Semarang (ANTARA) - Langkah Pasangan Calon Presiden dan Wakil Presiden RI Prabowo Subianto-Sandiaga Uno yang mengajukan keberatan ke Mahkamah Konstitusi (MK), Jumat (24-5-2019), patut diapresiasi.
Langkah ini lebih terhormat ketimbang mengerahkan ribuan, bahkan jutaan orang turun ke jalan yang kemungkinan kecil bakal mengubah hasil pilpres.
Pada hari Selasa (21-5-2019), Komisi Pemilihan Umum RI telah menetapkan perolehan suara Pemilu 2019 hasil rekapitulasi tingkat nasional secara keseluruhan di Gedung KPU RI, Jakarta.
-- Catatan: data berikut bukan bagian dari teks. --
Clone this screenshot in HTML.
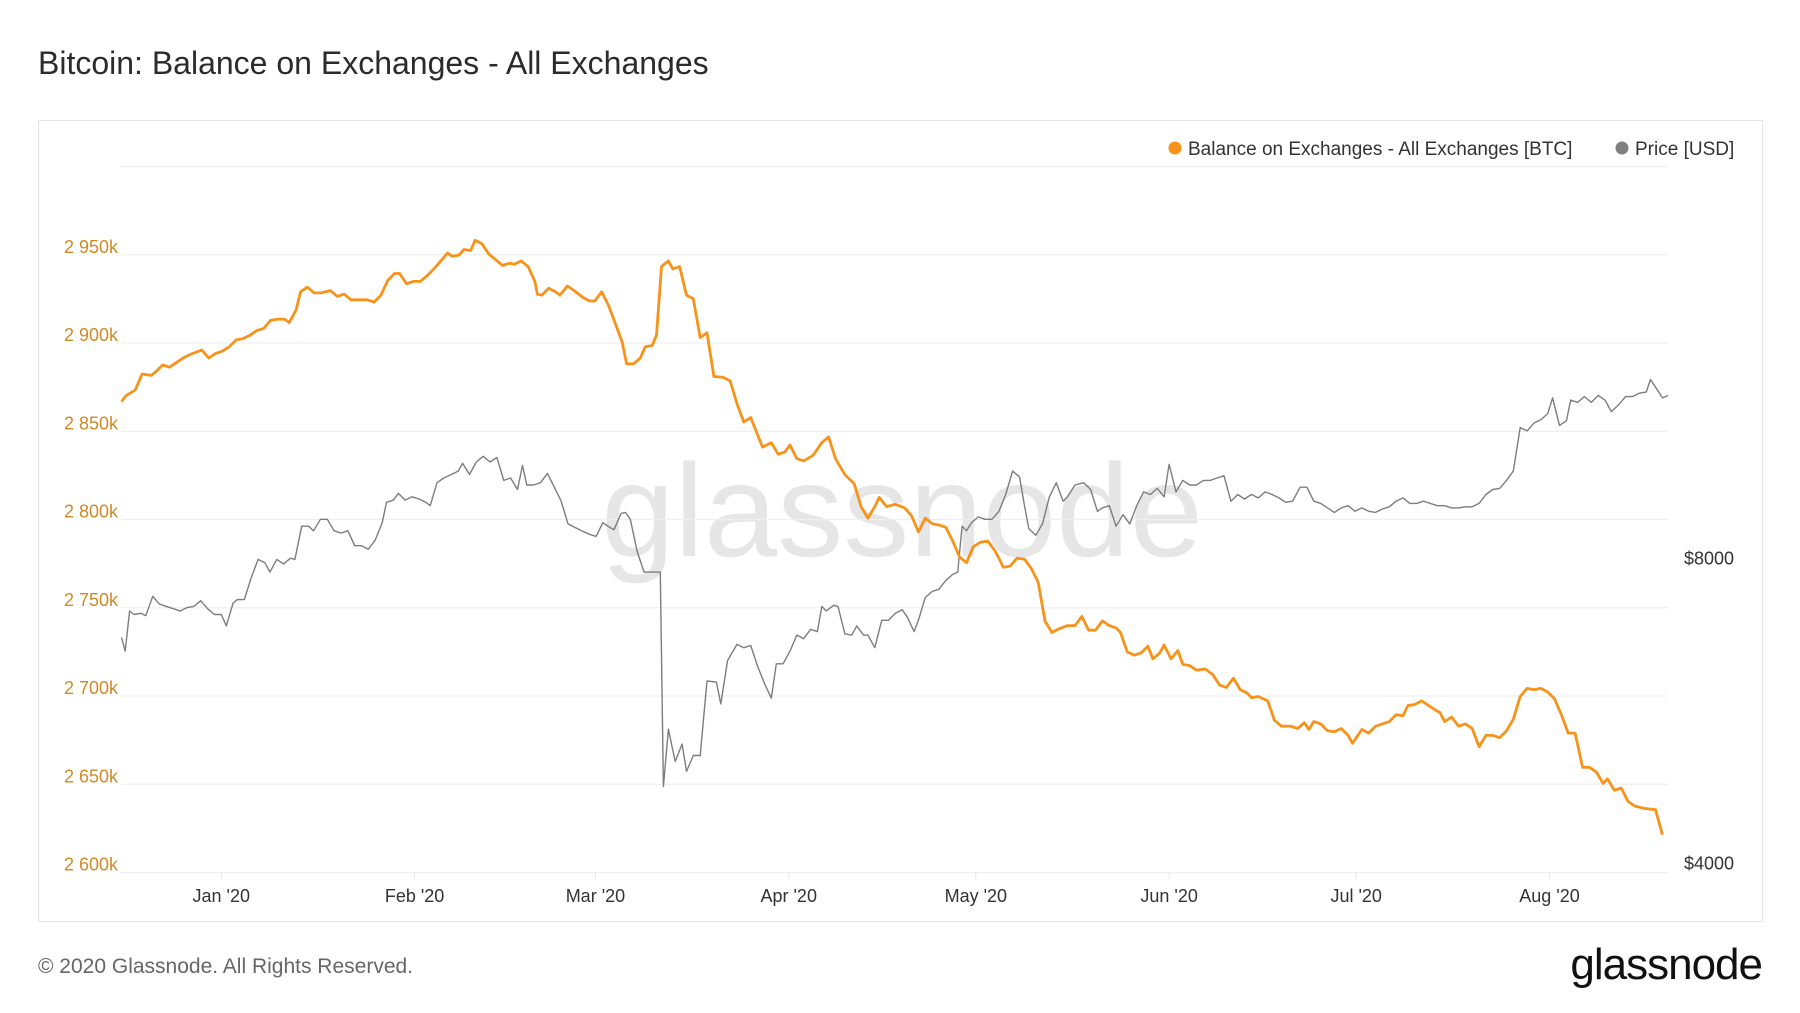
<!DOCTYPE html>
<html><head><meta charset="utf-8">
<style>
html,body{margin:0;padding:0;background:#fff;}
body{width:1800px;height:1013px;position:relative;overflow:hidden;font-family:"Liberation Sans",sans-serif;}
</style></head>
<body>
<div style="position:absolute;left:38px;top:45px;font-size:32px;color:#2b2b2b;">Bitcoin: Balance on Exchanges - All Exchanges</div>
<div style="position:absolute;left:38px;top:120px;width:1723px;height:800px;border:1px solid #e4e4e4;"></div>
<svg id="chart" width="1800" height="1013" style="position:absolute;left:0;top:0;" xmlns="http://www.w3.org/2000/svg">
  <text x="902" y="556" text-anchor="middle" font-family="Liberation Sans, sans-serif" font-size="132" fill="#e6e6e6">glassnode</text>
  <g id="grid"></g>
  <g id="series"></g>
  <g id="labels"></g>
  <g>
    <circle cx="1175" cy="148" r="6.5" fill="#f7931a"/>
    <text x="1188" y="155" font-family="Liberation Sans, sans-serif" font-size="19" fill="#333">Balance on Exchanges - All Exchanges [BTC]</text>
    <circle cx="1622" cy="148" r="6.5" fill="#808080"/>
    <text x="1635" y="155" font-family="Liberation Sans, sans-serif" font-size="19" fill="#333">Price [USD]</text>
  </g>
</svg>
<div style="position:absolute;left:38px;top:955px;font-size:21px;color:#666;">© 2020 Glassnode. All Rights Reserved.</div>
<div style="position:absolute;right:38px;top:940px;font-size:44px;color:#111;letter-spacing:-1px;">glassnode</div>
<script>
const balanceDays=[0,0.7,2.2,3.3,4.8,5.5,6.6,7.7,8.8,9.9,11.4,12.9,14,15.1,16.2,17.3,18.4,19.5,20.6,21.7,22.8,23.9,25,26.2,26.9,28,28.7,29.8,30.9,32,33.5,34.6,35.7,36.8,38.3,39.4,40.5,41.6,42.7,43.8,44.6,45.7,46.8,47.9,49,50.1,51.2,52.3,53,54.1,54.9,56,56.7,57.8,58.9,60,61.1,62.2,63,64.1,65.2,66.3,66.7,67.4,68.5,69.6,70.3,71.5,72.6,74,75.1,75.9,77,78.1,79.2,80.3,81,82.1,83.2,84,85.1,85.8,86.6,87.7,88.4,89.5,90.6,91.7,92.8,93.9,95,96.5,97.6,98.7,99.8,100.9,102.8,104.2,105.3,106.4,107.2,108.3,109.4,110.9,112.3,113.4,114.5,116,117.5,118.6,119.7,120.8,121.5,122.7,124.1,125.6,126.7,127.8,128.9,130,131.1,132.2,133.3,134.4,135.5,136.6,137.8,138.9,140,140.7,141.4,142.5,143.6,144.8,145.9,147,148.1,149.2,150.3,151.7,152.9,154,155.1,156.2,157.3,158.4,159.5,160.2,161.3,162.4,163.5,164.6,165.4,166.5,167.2,168.3,169.4,170.2,171.3,172.4,173.8,175,176.1,177.2,178.3,179.4,180.5,181.2,182.3,183.8,184.9,186,187.5,188.6,189.7,190.4,191.2,192.3,193.4,194.5,195.6,196.7,197.4,198.9,200,201.1,202.2,203.3,204.4,205.5,206.3,207.4,208.5,209.6,210.7,211.4,212.2,213.3,214.4,215.5,216.6,217.7,218.8,219.9,221,222.1,223.2,224.3,225.4,226.5,227.6,228.7,229.8,230.9,232,233.1,234.3,235.4,236.5,237.6,238.3,239.4,240.5,241.6,242.7,244.2,246,247.1];
const balanceValues=[2866.8,2870.1,2873.3,2882.4,2881.7,2883.7,2887.6,2886.3,2888.9,2891.5,2894.1,2896.0,2891.5,2894.1,2895.4,2897.9,2901.8,2902.5,2904.4,2907.0,2908.3,2912.8,2913.5,2913.5,2911.5,2918.7,2929.0,2931.6,2928.4,2928.4,2929.7,2926.4,2927.7,2924.5,2924.5,2924.5,2923.2,2927.1,2935.5,2939.4,2939.4,2933.6,2934.9,2934.9,2938.1,2942.0,2946.5,2951.0,2949.1,2949.8,2953.0,2952.4,2958.2,2956.2,2950.4,2947.2,2943.9,2945.2,2944.6,2946.5,2943.3,2934.9,2927.7,2927.1,2931.0,2929.0,2927.1,2932.3,2929.7,2925.8,2923.8,2923.8,2929.0,2921.3,2910.9,2900.5,2888.2,2888.2,2891.5,2897.9,2898.6,2904.4,2943.3,2946.5,2942.0,2943.3,2927.1,2925.1,2903.1,2905.7,2881.1,2880.5,2878.5,2865.6,2855.2,2857.8,2841.0,2843.5,2837.0,2838.3,2842.2,2834.5,2833.2,2836.4,2843.5,2846.8,2834.5,2825.4,2820.2,2807.3,2800.8,2807.3,2812.5,2807.3,2808.6,2806.6,2802.1,2793.0,2800.8,2797.6,2796.9,2795.6,2787.8,2778.8,2775.5,2784.6,2787.2,2787.8,2782.6,2778.1,2772.9,2773.6,2778.1,2777.5,2772.3,2764.5,2742.5,2736.0,2738.0,2739.9,2739.9,2745.1,2737.3,2737.3,2742.5,2739.9,2738.6,2736.0,2725.0,2723.1,2724.4,2728.3,2721.1,2724.4,2728.9,2721.1,2725.7,2717.9,2717.2,2714.6,2715.3,2712.1,2706.2,2704.9,2710.1,2703.6,2701.7,2699.1,2699.7,2697.2,2686.2,2682.9,2682.9,2681.6,2684.9,2681.0,2685.5,2684.2,2680.3,2679.7,2681.6,2677.7,2673.2,2681.0,2679.0,2682.9,2684.2,2685.5,2689.4,2688.8,2694.6,2695.2,2697.2,2694.6,2692.0,2690.7,2685.5,2688.1,2682.9,2684.2,2681.6,2671.3,2677.7,2677.7,2676.4,2680.3,2686.8,2699.7,2704.3,2703.6,2704.3,2702.3,2698.4,2689.4,2679.0,2679.0,2659.6,2659.6,2657.0,2650.5,2653.1,2646.6,2647.9,2640.2,2637.6,2636.3,2635.6,2621.4];
const priceDays=[0,0.6,1.3,2.0,3.1,3.9,5.0,6.1,7.2,8.3,9.4,10.5,11.6,12.7,13.8,14.9,16.0,16.8,17.9,18.6,19.7,20.8,21.9,23.0,23.8,24.9,26.0,27.1,27.8,28.9,30.0,30.8,31.9,33.0,34.1,35.2,36.3,37.4,38.5,39.6,40.7,41.8,42.5,43.6,44.4,45.5,46.6,47.7,48.8,49.5,50.6,51.7,52.9,54.0,54.7,55.8,56.9,58.0,59.1,60.2,61.3,62.4,63.5,64.3,65.0,66.1,67.2,68.3,69.4,70.5,71.6,72.7,73.8,75.0,76.1,77.2,78.3,79.0,80.1,80.8,81.6,82.7,83.8,85.6,86.4,86.9,87.7,88.8,89.9,90.6,91.7,92.8,93.9,95.4,96.1,97.2,98.7,99.8,100.9,102.0,103.1,104.2,105.0,106.1,107.2,108.3,109.4,110.5,111.6,112.3,113.0,114.2,114.9,116.0,117.1,117.9,119.0,119.7,120.8,121.9,123.0,124.1,125.2,126.0,127.1,127.8,128.9,130.0,131.1,132.2,133.3,134.1,134.8,135.5,136.3,137.4,138.5,139.6,140.7,141.8,142.9,144.0,144.8,145.5,146.6,147.7,148.8,149.9,151.0,151.7,152.9,154.3,155.4,156.5,157.3,158.4,159.5,160.6,161.7,162.8,163.9,165.0,166.1,167.2,168.0,169.1,170.2,171.3,172.4,173.5,174.6,175.7,176.8,177.9,179.0,180.1,181.2,182.3,183.4,184.5,185.6,186.7,187.8,189.0,190.1,191.2,192.3,193.4,194.5,195.6,196.7,197.8,198.9,200.0,201.1,202.2,203.3,204.4,205.5,206.6,207.7,208.8,209.9,211.0,212.2,213.3,214.4,215.5,216.6,217.7,218.8,219.9,221.0,222.1,223.2,224.3,225.4,226.5,227.6,228.7,229.5,230.6,231.7,232.4,233.5,234.6,235.7,236.8,237.9,238.9,240.1,241.2,242.3,243.4,244.5,245.2,246.4,247.1,248.0];
const priceValues=[6825,6615,7247,7190,7209,7171,7494,7361,7323,7285,7247,7304,7323,7418,7285,7190,7190,7005,7380,7437,7437,7815,8149,8086,7917,8149,8065,8170,8149,8787,8787,8696,8927,8927,8696,8652,8696,8407,8407,8340,8518,8857,9277,9324,9467,9324,9395,9348,9277,9207,9700,9804,9882,9960,10141,9882,10167,10300,10167,10271,9752,9804,9552,10089,9650,9650,9700,9908,9602,9306,8833,8763,8696,8629,8585,8857,8763,8718,9044,9067,8927,8296,7917,7917,7917,4863,5540,5148,5357,5033,5218,5218,6181,6165,5868,6478,6718,6667,6701,6393,6149,5945,6427,6427,6615,6861,6807,6951,6915,7323,7247,7342,7323,6879,6861,7005,6861,6861,6667,7095,7095,7209,7266,7152,6915,7095,7475,7575,7615,7770,7875,7917,8787,8696,8857,8974,8927,8927,9090,9443,9960,9830,9207,8740,8607,8833,9395,9700,9300,9395,9650,9700,9552,9090,9160,9207,8787,9020,8833,9207,9500,9443,9576,9395,10115,9500,9752,9650,9650,9752,9752,9804,9856,9300,9443,9348,9443,9371,9500,9443,9371,9277,9300,9602,9602,9300,9254,9160,9067,9160,9207,9090,9160,9090,9067,9137,9183,9300,9371,9254,9254,9300,9254,9207,9207,9160,9160,9183,9183,9254,9443,9552,9576,9752,9960,10995,10912,11108,11196,11342,11763,11050,11166,11703,11642,11796,11642,11826,11703,11401,11582,11796,11796,11888,11919,12264,11950,11763,11826];
const leftTicks=[2600,2650,2700,2750,2800,2850,2900,2950,3000];
const leftTickLabels=["2 600k","2 650k","2 700k","2 750k","2 800k","2 850k","2 900k","2 950k",""];
const rightTicks=[4000,8000];
const rightTickLabels=["$4000","$8000"];
const monthDays=[16,47,76,107,137,168,198,229];
const monthLabels=["Jan '20","Feb '20","Mar '20","Apr '20","May '20","Jun '20","Jul '20","Aug '20"];

const X0=121.5,X1=1668,D_MAX=248;
const YB=872.5,STEP=88.25;
const xScale=d=>X0+(d/D_MAX)*(X1-X0);
const yLeft=v=>YB-(v-2600)/50*STEP;
const yRight=p=>YB-Math.log2(p/4000)*305;
const NS="http://www.w3.org/2000/svg";
const grid=document.getElementById('grid'),series=document.getElementById('series'),labels=document.getElementById('labels');
function mk(tag,attrs,parent){const e=document.createElementNS(NS,tag);for(const k in attrs)e.setAttribute(k,attrs[k]);parent.appendChild(e);return e;}
leftTicks.forEach((v,i)=>{
  const y=yLeft(v);
  const l=mk('line',{x1:X0,x2:X1,y1:y,y2:y,stroke:'#efefef','stroke-width':1.2},grid);
  
  
  if(leftTickLabels[i]){
    const t=mk('text',{x:118,y:y-2,'text-anchor':'end','font-size':18,fill:'#d08a25','font-family':'Liberation Sans, sans-serif'},labels);
    t.textContent=leftTickLabels[i];
    
    
  }
});
rightTicks.forEach((p,i)=>{
  const t=mk('text',{x:1684,y:yRight(p)-3,'font-size':18,fill:'#333','font-family':'Liberation Sans, sans-serif'},labels);
  t.textContent=rightTickLabels[i];
  
  
});
monthDays.forEach((d,i)=>{
  const x=xScale(d);
  const tk=mk('line',{x1:x,x2:x,y1:YB,y2:YB+7,stroke:'#e6e6e6'},grid);
  
  
  const t=mk('text',{x:x,y:902,'text-anchor':'middle','font-size':18,fill:'#333','font-family':'Liberation Sans, sans-serif'},labels);
  t.textContent=monthLabels[i];
  
  
});
const pPrice=priceDays.map((d,i)=>xScale(d).toFixed(1)+','+yRight(priceValues[i]).toFixed(1)).join(' ');
const pl=mk('polyline',{points:pPrice,fill:'none',stroke:'#7d7d7d','stroke-width':1.4,'stroke-linejoin':'round'},series);


const pBal=balanceDays.map((d,i)=>xScale(d).toFixed(1)+','+yLeft(balanceValues[i]).toFixed(1)).join(' ');
const bl=mk('polyline',{points:pBal,fill:'none',stroke:'#f7931a','stroke-width':2.8,'stroke-linejoin':'round'},series);


</script>
</body></html>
Pasangan Calon Nomor Urut 01 Jokowi-Ma'ruf sebanyak 85.607.362 suara (55,5 persen), sementara Pasangan Calon Nomor Urut 02 Prabowo-Sandiaga memeroleh 68.650.239 suara (44,50 persen). Terdapat selisih 16.957.123 suara.
Apakah keberatan tersebut bakal memengaruhi penentuan terpilihnya pasangan calon atau penentuan untuk dipilih kembali pada pemilu presiden dan wakil presiden? Itu semua bergantung pada tim kuasa hukum pasangan Prabowo-Sandiaga meyakinkan majelis hakim Mahkamah Konstitusi dengan data yang mereka miliki.
Apa pun putusan majelis hakim MK (28 Juni mendatang) semua pihak harus legawa, termasuk putusan MK yang tidak mengabulkan permohonan keberatan tersebut, pemungutan suara ulang (PSU) di sejumlah tempat pemungutan suara, atau bahkan seluruh TPS (pemilu ulang).
Semua pihak, termasuk pendukung pasangan calon, harus dapat menerima putusan MK tersebut dengan ikhlas, tidak perlu lagi turun ke jalan yang hanya membuat kegaduhan yang berujung korban jiwa.